For all the foregoing reasons, IT IS ORDERED that:
1) Defendant’s Motion to Withdraw the Reference (Dkt. 1) is granted, although the Court will not immediately withdraw the reference. Instead, the Court will withdraw the reference when the bankruptcy court certifies that this case is ready for trial.
2) The bankruptcy court will preside over all pretrial matters in this case, including discovery and pretrial conferences, and will resolve routine and dispositive motions. If either party files a dispositive motion, the bankruptcy court will entertain that motion and submit proposed findings of fact, conclusions of law, and a recommendation for disposition to this Court.
3) If and when it becomes clear that a jury trial will be necessary, and the case is prepared and ready for trial to begin, the bankruptcy court shall so certify to this Court and the reference will be withdrawn at that time.
4) Until the bankruptcy court certifies that this case is ready for trial, the parties shall file all motions, pleadings, and other papers in the adversary proceeding in bankruptcy court.
 Technically, it appears as though the Trustee is considering a third claim.

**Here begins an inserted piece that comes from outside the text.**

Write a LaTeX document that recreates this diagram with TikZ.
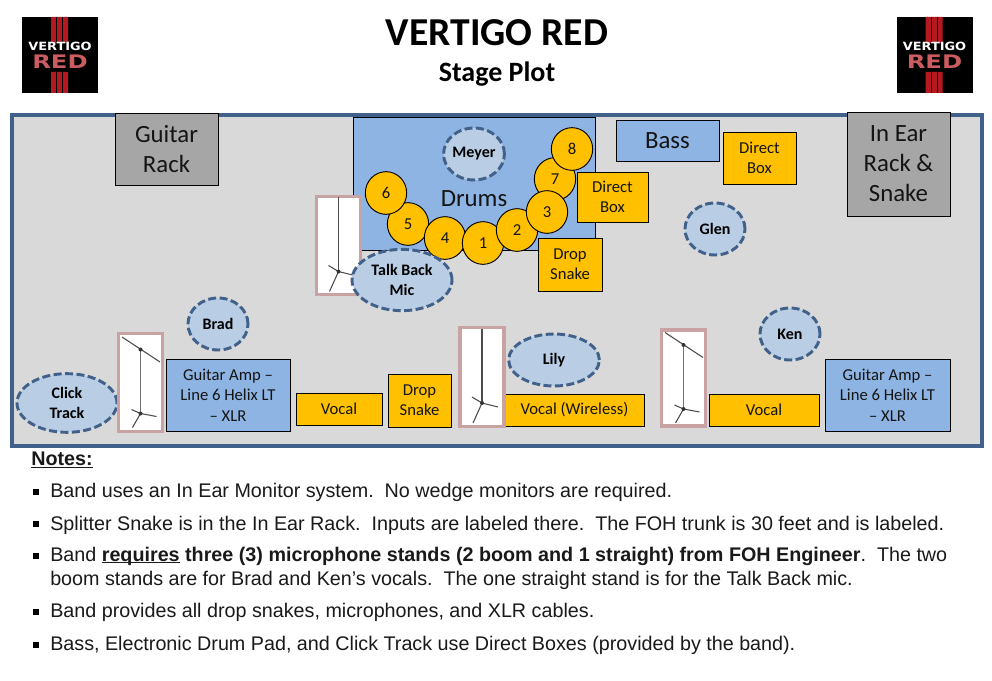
\documentclass[tikz,border=0pt]{standalone}
\usepackage{fontspec}
\setmainfont{Liberation Sans}
\newfontfamily\boxfont{Carlito}
\newfontfamily\logofont{DejaVu Sans}
\usetikzlibrary{shapes.geometric}
\definecolor{stageblue}{HTML}{41618A}
\definecolor{stagegray}{HTML}{D9D9D9}
\definecolor{rackgray}{HTML}{A6A6A6}
\definecolor{ampblue}{HTML}{8EB4E3}
\definecolor{talentblue}{HTML}{B9CDE5}
\definecolor{gearyellow}{HTML}{FFC000}
\definecolor{standpink}{HTML}{C9A3A3}
\definecolor{logored}{HTML}{B5181E}
\newcommand{\heavyline}[1]{\setbox0\hbox{#1}\rlap{\rule[-1.7pt]{\wd0}{0.9pt}}\box0\relax}
\tikzset{
  gearbox/.style={
    rectangle, draw=black, line width=0.7pt,
    align=center, inner sep=0pt, text=black!92
  },
  rackbox/.style={gearbox, fill=rackgray, font=\boxfont\fontsize{18.6}{22.5}\selectfont},
  bluebox/.style={gearbox, fill=ampblue, font=\boxfont\fontsize{12.5}{15.5}\selectfont},
  yellowbox/.style={gearbox, fill=gearyellow, font=\boxfont\fontsize{12.5}{15}\selectfont},
  padnode/.style={
    ellipse, draw=black, line width=0.7pt, fill=gearyellow, inner sep=0pt,
    minimum width=31pt, minimum height=32pt, text=black!92,
    font=\boxfont\fontsize{12.5}{15}\selectfont
  },
  talent/.style={
    ellipse, draw=stageblue, line width=2.2pt, dash pattern=on 6pt off 2.6pt,
    fill=talentblue, align=center, inner sep=0pt,
    font=\boxfont\bfseries\fontsize{12}{15}\selectfont
  },
  standbox/.style={
    rectangle, draw=standpink, line width=2.3pt, fill=white, inner sep=0pt,
    minimum width=33pt
  },
  standline/.style={draw=black!70, line width=0.8pt},
  notetext/.style={
    anchor=west, align=left, inner sep=0pt, text=black!90,
    font=\fontsize{14.8}{18}\selectfont
  },
  notebullet/.style={rectangle, fill=black, inner sep=0pt, minimum size=4.4pt},
  straightstand/.pic={
    \draw[standline, line width=1.1pt] (0,-48) -- (0,26);
    \draw[standline] (-10,20) -- (0,26) -- (16,30);
    \draw[standline] (0,26) -- (-9,46);
    \fill[black!80] (0,26) circle (2);
  },
  boomstand/.pic={
    \draw[standline] (-18.5,-45.5) -- (19.5,-20.5);
    \draw[standline, line width=1.4pt, draw=black!55] (0,-33) -- (0,31);
    \draw[standline] (-9,27) -- (0,31) -- (16,34);
    \draw[standline] (0,31) -- (-8,45);
    \fill[black!80] (0,-33) circle (2) (0,31) circle (2);
  },
  bandlogo/.pic={
    \fill[black] (-38,-38) rectangle (38,38);
    \fill[logored] (-9,-38) rectangle (8,-12) (-9,17) rectangle (8,38);
    \draw[black, line width=0.4pt] (-3.5,-38) -- (-3.5,-12) (2.5,-38) -- (2.5,-12)
      (-3.5,17) -- (-3.5,38) (2.5,17) -- (2.5,38);
    \node[inner sep=0pt, text=white, xscale=1.14, transform shape, font=\logofont\bfseries\fontsize{8.5}{8.5}\selectfont] (-word) at (0,-9) {VERTIGO};
    \node[inner sep=0pt, text=logored!70!white, xscale=1.3, transform shape, font=\logofont\bfseries\fontsize{14}{14}\selectfont] (-red) at (0,6.5) {RED};
  }
}

\begin{document}
\begin{tikzpicture}[x=0.75pt, y=-0.75pt]
  \useasboundingbox (0,0) rectangle (992,681);
  % header
  \node[font=\boxfont\bfseries\fontsize{29.7}{32}\selectfont] (title) at (497,33) {VERTIGO RED};
  \node[font=\boxfont\bfseries\fontsize{21}{24}\selectfont] (subtitle) at (497,74) {Stage Plot};
  \pic (logoleft) at (60,55) {bandlogo};
  \pic (logoright) at (934.5,55) {bandlogo};
  % stage
  \node[rectangle, draw=stageblue, line width=2.3pt, fill=stagegray, inner sep=0pt,
    minimum width=727.5pt, minimum height=248.25pt] (stage) at (497,280.5) {};
  \node[rackbox, minimum width=77.25pt, minimum height=54pt] (guitarrack) at (166.5,149) {Guitar\\Rack};
  \node[rackbox, minimum width=77.25pt, minimum height=78pt] (inearrack) at (898.5,164) {In Ear\\Rack \&\\Snake};
  % drums
  \node[gearbox, fill=ampblue, minimum width=181.5pt, minimum height=99.75pt] (drums) at (474,183.5) {};
  \node[font=\boxfont\fontsize{18.6}{22}\selectfont, text=black!92] (drumslabel) at (474,199) {Drums};
  \node[talent, minimum width=45pt, minimum height=39pt] (meyer) at (474,154) {Meyer};
  \node[padnode] (pad5) at (408,224) {5};
  \node[padnode] (pad6) at (386,193) {6};
  \node[padnode] (pad4) at (445,238) {4};
  \node[padnode] (pad1) at (483,243) {1};
  \node[padnode] (pad2) at (517,230) {2};
  \node[padnode] (pad7) at (555,179) {7};
  \node[padnode] (pad3) at (547,212) {3};
  \node[padnode] (pad8) at (572,149) {8};
  \node[yellowbox, minimum width=53.25pt, minimum height=37.5pt] (drumdirect) at (612.5,197) {Direct\\Box};
  \node[yellowbox, minimum width=48pt, minimum height=39.75pt] (drumsnake) at (570,264.5) {Drop\\Snake};
  % talk back
  \node[standbox, minimum height=74pt] (standtalk) at (338.5,245.5) {};
  \pic at (standtalk.center) {straightstand};
  \node[talent, minimum width=75pt, minimum height=46pt] (talkback) at (402,280) {Talk Back\\Mic};
  % bass side
  \node[bluebox, font=\boxfont\fontsize{18.6}{22}\selectfont, minimum width=77.25pt, minimum height=30.75pt] (bass) at (667.5,140.5) {Bass};
  \node[yellowbox, minimum width=54.75pt, minimum height=39pt] (bassdirect) at (759.5,158) {Direct\\Box};
  \node[talent, minimum width=45pt, minimum height=39pt] (glen) at (715,229) {Glen};
  % front line
  \node[talent, minimum width=75pt, minimum height=44pt] (click) at (67,403) {Click\\Track};
  \node[standbox, minimum height=73pt] (standbrad) at (140.5,382.5) {};
  \pic at (standbrad.center) {boomstand};
  \node[talent, minimum width=45pt, minimum height=39pt] (brad) at (218,324) {Brad};
  \node[bluebox, minimum width=93pt, minimum height=54pt] (ampbrad) at (228,395) {Guitar Amp –\\Line 6 Helix LT\\– XLR};
  \node[yellowbox, minimum width=64.5pt, minimum height=24pt] (vocalbrad) at (339,409) {Vocal};
  \node[yellowbox, minimum width=47.25pt, minimum height=39.75pt] (frontsnake) at (419.5,400.5) {Drop\\Snake};
  \node[yellowbox, minimum width=104.25pt, minimum height=24pt] (vocallily) at (574.5,410) {Vocal (Wireless)};
  \node[standbox, minimum height=74pt] (standlily) at (482,377) {};
  \pic at (standlily.center) {straightstand};
  \node[talent, minimum width=68pt, minimum height=39pt] (lily) at (554,360) {Lily};
  \node[standbox, minimum height=72pt] (standken) at (683.5,378) {};
  \pic at (standken.center) {boomstand};
  \node[yellowbox, minimum width=82.5pt, minimum height=24pt] (vocalken) at (764,410) {Vocal};
  \node[talent, minimum width=45pt, minimum height=39pt] (ken) at (790,334) {Ken};
  \node[bluebox, minimum width=93.75pt, minimum height=54pt] (ampken) at (887.5,395) {Guitar Amp –\\Line 6 Helix LT\\– XLR};
  % notes
  \node[notetext] (notes) at (31,460) {\heavyline{\textbf{Notes:}}};
  \node[notebullet] (b1) at (36,492) {};
  \node[notetext] (n1) at (50,492) {Band uses an In Ear Monitor system.\ \ No wedge monitors are required.};
  \node[notebullet] (b2) at (36,524) {};
  \node[notetext] (n2) at (50,525) {Splitter Snake is in the In Ear Rack.\ \ Inputs are labeled there.\ \ The FOH trunk is 30 feet and is labeled.};
  \node[notebullet] (b3) at (36,556) {};
  \node[notetext] (n3) at (50,568) {Band \textbf{\heavyline{requires} three (3) microphone stands (2 boom and 1 straight) from FOH Engineer}.\ \ The two\\boom stands are for Brad and Ken’s vocals.\ \ The one straight stand is for the Talk Back mic.};
  \node[notebullet] (b4) at (36,612) {};
  \node[notetext] (n4) at (50,612) {Band provides all drop snakes, microphones, and XLR cables.};
  \node[notebullet] (b5) at (36,645) {};
  \node[notetext] (n5) at (50,645) {Bass, Electronic Drum Pad, and Click Track use Direct Boxes (provided by the band).};
\end{tikzpicture}
\end{document}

In a separate count (designated as “Count One” of three), the Trustee invokes the FDCPA, but he does not seek any relief on this claim, nor has he fleshed out the claim with any specific allegations. Instead, in the prayer for relief, the Trustee simply prays for judgement “On Count One, — reserved”. Am, Compl. Dkt. 11 in Bankr. Dkt. 15-8191-JDP. Similarly, in the paragraphs that would logically flesh out any FDCPA claim, the Trustee simply alleges that these paragraphs are “reserved.” Id. ¶ 68. Accordingly, the Court will not address any purported FDCPA claim at this time.
 In full, 28 U.S.C. § 157(e) provides:
If the right to a jury trial applies in a proceeding that may be heard under this section by a bankruptcy judge, the bankruptcy judge may conduct the jury trial if specially designated to exercise such jurisdiction by the district court and with the express consent of all the parties.